Because he seemed like a nice enough guy, and because we are hoping to work on more projects with his company, I accepted. We started out by randomly walking up the street from the conference hotel, wandering into whatever building seemed interesting, making fun of the Christmas decorator’s idea of ‘snow’ and talking about industry-related topics. At the end of the street we found a nice bar with an outdoor patio with the heaters on where we could sit and people watch. We sat there for hours, talking about anything and everything under the sun. I found myself telling him things I usually don’t share until I’ve known someone for months. Nothing inappropriate happened, (I don’t need TSSC to tell me that cheating on a spouse is wrong) but I was astounded by how well we connected. I can generally talk to people pretty easily, but it’s usually about more superficial stuff at first.
Now that I’m back, I find that my mind keeps wandering back to our conversations, and I’ve been down-right giddy when I get an email from him (even strictly work related) It has really made me think about my marriage, and the relationship we have. Like I said before, it’s not bad by any means, but there are days I feel that we barely talk to each other, that we get home from work, watch a few lame tv shows then head to bed. I tried to think back to when we were dating, but even then I don’t remember just sitting there and talking for hours on end. We were always surrounded by mutual friends and had lots of places to be and things to do.

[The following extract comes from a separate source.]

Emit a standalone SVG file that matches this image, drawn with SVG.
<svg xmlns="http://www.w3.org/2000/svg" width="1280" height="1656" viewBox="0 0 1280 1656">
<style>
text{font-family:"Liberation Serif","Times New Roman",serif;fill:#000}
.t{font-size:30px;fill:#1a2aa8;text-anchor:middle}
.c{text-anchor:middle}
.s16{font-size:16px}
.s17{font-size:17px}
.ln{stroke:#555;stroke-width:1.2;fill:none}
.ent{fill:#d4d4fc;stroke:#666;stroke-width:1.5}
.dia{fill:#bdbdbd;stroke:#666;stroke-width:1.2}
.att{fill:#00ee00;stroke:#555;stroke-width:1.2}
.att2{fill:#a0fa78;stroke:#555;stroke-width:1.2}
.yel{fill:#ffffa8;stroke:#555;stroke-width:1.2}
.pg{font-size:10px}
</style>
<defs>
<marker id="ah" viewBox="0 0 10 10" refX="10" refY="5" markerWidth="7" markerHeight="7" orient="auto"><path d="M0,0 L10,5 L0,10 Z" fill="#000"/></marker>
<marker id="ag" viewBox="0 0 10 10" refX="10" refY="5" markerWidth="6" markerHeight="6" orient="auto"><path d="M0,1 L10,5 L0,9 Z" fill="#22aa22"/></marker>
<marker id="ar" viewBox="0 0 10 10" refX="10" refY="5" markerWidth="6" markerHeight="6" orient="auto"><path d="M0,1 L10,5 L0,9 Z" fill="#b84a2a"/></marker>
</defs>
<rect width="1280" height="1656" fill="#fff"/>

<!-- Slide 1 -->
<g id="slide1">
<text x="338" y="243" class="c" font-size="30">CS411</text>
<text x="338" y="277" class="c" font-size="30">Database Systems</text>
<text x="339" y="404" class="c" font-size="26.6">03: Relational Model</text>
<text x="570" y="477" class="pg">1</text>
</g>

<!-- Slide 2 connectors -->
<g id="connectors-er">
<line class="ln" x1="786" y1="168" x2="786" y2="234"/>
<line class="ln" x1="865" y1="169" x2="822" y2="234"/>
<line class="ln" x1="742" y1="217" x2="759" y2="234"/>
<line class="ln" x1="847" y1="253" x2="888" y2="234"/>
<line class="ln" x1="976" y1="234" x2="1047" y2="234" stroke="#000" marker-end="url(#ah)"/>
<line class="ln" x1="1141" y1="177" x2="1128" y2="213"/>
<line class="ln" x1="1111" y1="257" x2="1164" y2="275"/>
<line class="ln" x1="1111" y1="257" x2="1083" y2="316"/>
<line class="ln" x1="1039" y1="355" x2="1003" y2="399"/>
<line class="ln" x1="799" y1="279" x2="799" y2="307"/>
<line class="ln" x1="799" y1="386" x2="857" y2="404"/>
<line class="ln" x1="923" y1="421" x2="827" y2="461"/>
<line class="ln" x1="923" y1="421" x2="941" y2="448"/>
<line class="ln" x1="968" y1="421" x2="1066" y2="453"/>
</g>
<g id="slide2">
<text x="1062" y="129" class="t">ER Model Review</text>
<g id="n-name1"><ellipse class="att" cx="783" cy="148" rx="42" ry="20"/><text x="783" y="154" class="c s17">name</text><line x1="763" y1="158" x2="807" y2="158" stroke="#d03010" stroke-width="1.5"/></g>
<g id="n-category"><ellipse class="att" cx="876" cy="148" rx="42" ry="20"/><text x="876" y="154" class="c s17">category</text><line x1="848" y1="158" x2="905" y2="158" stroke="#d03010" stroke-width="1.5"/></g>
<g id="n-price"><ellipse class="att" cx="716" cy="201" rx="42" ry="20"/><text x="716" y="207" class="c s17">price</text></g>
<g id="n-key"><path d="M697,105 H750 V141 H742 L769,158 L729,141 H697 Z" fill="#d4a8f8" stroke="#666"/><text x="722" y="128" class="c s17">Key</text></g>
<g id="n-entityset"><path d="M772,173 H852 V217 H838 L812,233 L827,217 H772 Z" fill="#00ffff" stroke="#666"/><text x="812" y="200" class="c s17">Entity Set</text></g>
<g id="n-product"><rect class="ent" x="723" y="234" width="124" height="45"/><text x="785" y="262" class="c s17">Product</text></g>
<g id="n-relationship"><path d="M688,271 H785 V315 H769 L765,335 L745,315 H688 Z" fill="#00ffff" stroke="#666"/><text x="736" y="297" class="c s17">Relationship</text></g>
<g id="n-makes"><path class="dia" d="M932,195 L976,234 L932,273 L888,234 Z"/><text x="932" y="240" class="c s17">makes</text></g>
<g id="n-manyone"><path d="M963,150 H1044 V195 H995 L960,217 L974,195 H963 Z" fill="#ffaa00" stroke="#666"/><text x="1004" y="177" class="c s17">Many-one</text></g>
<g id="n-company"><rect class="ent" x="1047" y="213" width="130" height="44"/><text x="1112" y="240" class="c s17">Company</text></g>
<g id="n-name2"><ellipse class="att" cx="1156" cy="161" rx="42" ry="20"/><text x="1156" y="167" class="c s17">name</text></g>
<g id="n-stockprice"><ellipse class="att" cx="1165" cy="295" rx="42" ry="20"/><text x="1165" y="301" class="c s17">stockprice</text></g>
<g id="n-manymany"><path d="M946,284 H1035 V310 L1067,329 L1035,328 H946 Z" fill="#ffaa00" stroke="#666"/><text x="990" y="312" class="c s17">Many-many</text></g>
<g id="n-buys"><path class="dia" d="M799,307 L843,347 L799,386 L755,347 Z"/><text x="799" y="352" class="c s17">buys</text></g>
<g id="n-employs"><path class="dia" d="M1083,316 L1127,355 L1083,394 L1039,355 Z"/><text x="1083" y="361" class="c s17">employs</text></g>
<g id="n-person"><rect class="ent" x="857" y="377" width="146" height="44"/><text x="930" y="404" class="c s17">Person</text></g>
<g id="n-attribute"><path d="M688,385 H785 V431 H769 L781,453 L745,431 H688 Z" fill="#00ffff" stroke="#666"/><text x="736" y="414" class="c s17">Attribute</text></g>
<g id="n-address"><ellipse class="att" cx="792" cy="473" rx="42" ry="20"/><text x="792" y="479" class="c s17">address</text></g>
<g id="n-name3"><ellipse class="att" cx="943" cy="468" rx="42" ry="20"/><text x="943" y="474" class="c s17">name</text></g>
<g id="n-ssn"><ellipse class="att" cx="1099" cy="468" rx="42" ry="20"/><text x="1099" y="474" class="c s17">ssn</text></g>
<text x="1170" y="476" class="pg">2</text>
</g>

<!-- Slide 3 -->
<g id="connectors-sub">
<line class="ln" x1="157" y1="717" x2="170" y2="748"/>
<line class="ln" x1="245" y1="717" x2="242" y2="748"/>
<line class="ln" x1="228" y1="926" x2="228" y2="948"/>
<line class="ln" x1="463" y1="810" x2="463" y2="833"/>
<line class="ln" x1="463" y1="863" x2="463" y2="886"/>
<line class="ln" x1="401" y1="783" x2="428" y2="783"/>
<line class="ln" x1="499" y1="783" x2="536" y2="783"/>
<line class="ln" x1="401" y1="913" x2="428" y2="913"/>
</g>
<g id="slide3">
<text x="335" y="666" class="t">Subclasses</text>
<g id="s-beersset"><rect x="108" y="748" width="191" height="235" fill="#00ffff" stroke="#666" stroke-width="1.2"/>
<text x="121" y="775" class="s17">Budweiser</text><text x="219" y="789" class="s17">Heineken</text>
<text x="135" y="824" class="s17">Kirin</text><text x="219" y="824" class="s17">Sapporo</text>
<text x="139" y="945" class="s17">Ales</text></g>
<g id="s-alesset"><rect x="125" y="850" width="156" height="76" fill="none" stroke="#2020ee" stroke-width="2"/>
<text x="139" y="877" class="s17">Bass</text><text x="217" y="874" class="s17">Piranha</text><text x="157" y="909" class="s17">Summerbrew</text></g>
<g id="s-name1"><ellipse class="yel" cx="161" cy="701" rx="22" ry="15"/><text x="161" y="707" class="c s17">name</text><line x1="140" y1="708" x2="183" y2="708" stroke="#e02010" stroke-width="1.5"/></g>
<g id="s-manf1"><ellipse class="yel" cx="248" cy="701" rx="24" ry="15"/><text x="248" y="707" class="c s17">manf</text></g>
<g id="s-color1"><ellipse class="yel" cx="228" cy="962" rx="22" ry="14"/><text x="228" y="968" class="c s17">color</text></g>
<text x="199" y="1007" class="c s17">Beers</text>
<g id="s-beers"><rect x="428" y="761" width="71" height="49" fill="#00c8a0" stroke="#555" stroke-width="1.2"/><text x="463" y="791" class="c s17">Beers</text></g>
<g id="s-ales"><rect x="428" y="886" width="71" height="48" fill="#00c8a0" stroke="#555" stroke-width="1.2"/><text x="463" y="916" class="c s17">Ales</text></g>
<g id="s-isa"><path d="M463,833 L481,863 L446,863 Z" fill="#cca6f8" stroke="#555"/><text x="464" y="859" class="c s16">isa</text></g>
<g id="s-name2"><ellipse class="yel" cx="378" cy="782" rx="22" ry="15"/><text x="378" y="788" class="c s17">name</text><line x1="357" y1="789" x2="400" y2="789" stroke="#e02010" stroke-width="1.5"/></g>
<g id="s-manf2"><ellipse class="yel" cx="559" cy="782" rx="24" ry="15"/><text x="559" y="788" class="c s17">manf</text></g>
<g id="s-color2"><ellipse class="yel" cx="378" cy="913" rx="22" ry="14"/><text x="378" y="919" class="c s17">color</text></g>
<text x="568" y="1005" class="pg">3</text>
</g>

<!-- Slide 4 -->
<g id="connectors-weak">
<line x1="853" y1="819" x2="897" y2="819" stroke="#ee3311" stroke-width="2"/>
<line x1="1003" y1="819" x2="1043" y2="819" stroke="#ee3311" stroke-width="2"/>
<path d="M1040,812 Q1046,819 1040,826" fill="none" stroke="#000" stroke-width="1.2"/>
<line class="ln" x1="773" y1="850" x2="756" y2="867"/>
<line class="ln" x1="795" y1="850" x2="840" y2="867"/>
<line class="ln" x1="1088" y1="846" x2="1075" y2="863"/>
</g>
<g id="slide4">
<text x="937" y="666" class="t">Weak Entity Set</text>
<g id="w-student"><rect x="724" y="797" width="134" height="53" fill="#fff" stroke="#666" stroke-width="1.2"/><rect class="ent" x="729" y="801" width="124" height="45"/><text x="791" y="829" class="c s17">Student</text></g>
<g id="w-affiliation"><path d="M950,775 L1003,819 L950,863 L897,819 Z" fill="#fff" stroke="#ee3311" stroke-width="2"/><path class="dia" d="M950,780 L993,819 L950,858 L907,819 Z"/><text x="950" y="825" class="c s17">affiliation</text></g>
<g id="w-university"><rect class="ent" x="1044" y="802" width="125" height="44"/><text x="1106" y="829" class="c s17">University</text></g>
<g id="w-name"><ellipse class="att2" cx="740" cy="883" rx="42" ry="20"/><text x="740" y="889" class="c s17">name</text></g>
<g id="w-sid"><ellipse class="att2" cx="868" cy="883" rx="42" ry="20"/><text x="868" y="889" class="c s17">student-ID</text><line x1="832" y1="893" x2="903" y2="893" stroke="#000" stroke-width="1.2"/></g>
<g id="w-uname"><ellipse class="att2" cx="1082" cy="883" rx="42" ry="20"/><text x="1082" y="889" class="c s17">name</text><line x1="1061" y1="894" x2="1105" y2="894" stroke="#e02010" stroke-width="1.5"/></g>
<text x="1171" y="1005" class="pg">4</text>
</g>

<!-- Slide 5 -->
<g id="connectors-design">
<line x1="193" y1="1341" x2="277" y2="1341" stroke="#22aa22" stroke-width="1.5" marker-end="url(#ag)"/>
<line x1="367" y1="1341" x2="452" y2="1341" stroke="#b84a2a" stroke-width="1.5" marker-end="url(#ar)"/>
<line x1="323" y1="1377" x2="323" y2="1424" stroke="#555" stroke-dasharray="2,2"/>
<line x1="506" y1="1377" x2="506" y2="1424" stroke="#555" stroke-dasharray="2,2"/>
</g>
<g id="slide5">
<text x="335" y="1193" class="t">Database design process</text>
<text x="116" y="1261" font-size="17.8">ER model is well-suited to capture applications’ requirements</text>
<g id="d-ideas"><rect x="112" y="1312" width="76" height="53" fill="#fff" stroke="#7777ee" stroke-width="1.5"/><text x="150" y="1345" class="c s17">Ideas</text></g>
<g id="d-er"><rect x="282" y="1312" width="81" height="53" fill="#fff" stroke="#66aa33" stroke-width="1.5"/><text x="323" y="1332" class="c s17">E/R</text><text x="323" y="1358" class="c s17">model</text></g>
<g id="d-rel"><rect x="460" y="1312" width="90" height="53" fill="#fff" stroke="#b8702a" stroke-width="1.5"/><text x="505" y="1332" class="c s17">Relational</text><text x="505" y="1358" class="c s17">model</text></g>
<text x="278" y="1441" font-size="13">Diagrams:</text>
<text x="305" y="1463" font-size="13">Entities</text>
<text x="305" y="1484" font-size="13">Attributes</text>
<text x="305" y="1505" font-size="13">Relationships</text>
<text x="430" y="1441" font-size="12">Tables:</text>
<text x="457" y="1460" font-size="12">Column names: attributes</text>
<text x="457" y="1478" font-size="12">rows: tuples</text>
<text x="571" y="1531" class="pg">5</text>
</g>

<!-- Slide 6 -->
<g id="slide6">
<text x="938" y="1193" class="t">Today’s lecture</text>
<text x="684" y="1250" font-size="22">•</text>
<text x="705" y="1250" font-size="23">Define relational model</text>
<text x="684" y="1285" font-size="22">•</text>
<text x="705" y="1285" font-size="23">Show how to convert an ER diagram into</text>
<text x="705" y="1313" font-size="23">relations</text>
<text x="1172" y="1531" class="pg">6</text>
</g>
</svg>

Now to the reason I am subjecting y’all to my rantings. This morning I came to the conclusion that when I met and was dating my husband, I had no idea who I was. I had spent my life up until then, fitting into the good little mormon-girl mould, thinking I was experiencing life by watching the occasional R-rated movie. I look back and I know the qualities that drew me to my husband originally, but after growing and actually experiencing a little bit of life, (but not near as much as I want) I find my list to be quite a bit different.
I have had random inklings through the last few years that I wish my life was different, but never this strong. (I suppose I was able to use my momo shelving skills to move past them) It was like this guy had the exact list of qualities that I never knew I really wanted in that special someone. So now I am sitting here, randomly fantasizing about running off to Canada to see what my life could be like, but deep down knowing that one day that relationship would also lose it’s luster, and there I’d be all over again.
I guess I mostly just needed to get this off my chest, so I could get it all out there and start working through it, but couldn’t think of a single person IRL I’d want to burden with my thoughts of just running away and leaving it all behind me.
To make this more interactive, has anyone else run into this problem? I’m sure there are many here who woke up one day and realized they didn’t know themselves and they definitely didn’t know their spouse. But what do you do from there? Throw in the towel and walk away amicably? Take a romantic vacation and try to get the spark back? Sit down and tell your spouse that you don’t find them exciting to talk to anymore? Help!